Following subsequent extensions, by virtue of the recent amendment, the 15th of May 2016 is supposed to be the date of the liberalization of the sale of non-performing loans (NPLs). Up until now, servicing by licensed non-bank servicers is permitted for all categories of NPLs, whereas only large corporate NPLs and non-primary residence mortgages can be sold to licensed entities, the other types of loans and credit being exempted, by a special legal provision, until May 15th.  However, by now, a long regulatory “way” has been paved. More specifically, the Bank of Greece (BoG) has issued so far:

The Executive Committee Act (ECA) 42/2014 on the supervisory framework for non-performing exposures (NPEs), thus introducing a harmonized framework and accelerating efforts of banks regarding efficient NPE management. The framework includes provisions on governance structure, portfolio segmentation, forbearance measures, borrower assessment, loan modification effectiveness, monitoring and reporting.

  • The ECA 47/2015, establishing a comprehensive prudential reporting framework for NPEs in Greece, going beyond the requirements set by EBA, as regards: portfolio segmentation, collateral analysis, legal workout activities, flows of NPEs, business loans by sector, performance of forbearance and closure solutions.
  • The Code of Conduct on NPL management by virtue of  Decision 116/25.8.2014 issued by the BoG Credit and Insurance Committee, as in force, in the context of Law 4224/2013.
  • The ECA 54/2015 on the methodology for determining the maximum repayment capacity of borrowers and the forced sale value of a residential property in the context of the liquidation test envisaged by Law 4336/2015 regarding the protection of primary residence.

Following those Acts, Law 4354/2015 marked the turn in the policy for NPLs. Law 4354/2015 provides the framework for non-bank servicers and the sale of NPLs.  The BoG has issued ECA 82/2016 regarding the licensing and regulatory regime on non-bank servicers and companies acquiring NPLs, a level-2 regulatory act delegated by Law 4354/2015. These companies will be supervised by the BoG and abide by the Code of Conduct on NPL management (already mentioned above).
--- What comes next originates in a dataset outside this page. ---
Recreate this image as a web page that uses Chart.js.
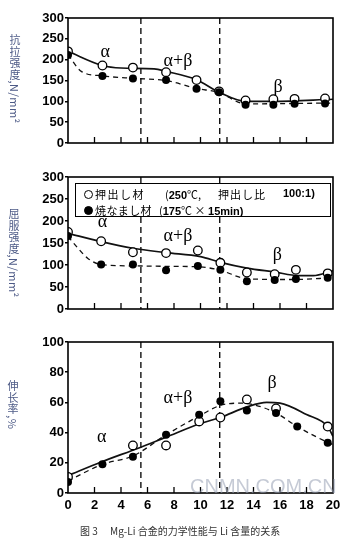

It is worth-mentioning that the Code of Conduct issued by the BoG, already enumerated the sale of the loan as a type of “Resolution and closure solution” (“outright sale/disposal/discounted pay-off”, Section III, Annex 2 of the Code of Conduct). This was actually an “agreement for final settlement” defined  as the agreement between an institution and a borrower for the final settlement of his debt upon terms which may result in the transfer of ownership of guarantees or other assets of the borrower following the latter’s consent.  From the Code of Conduct we have now moved on to the new framework, established by Law 4354/2015, under which the transfer of NPL receivables is concluded without the borrower’s consent. A notification of the transfer is, however, necessary.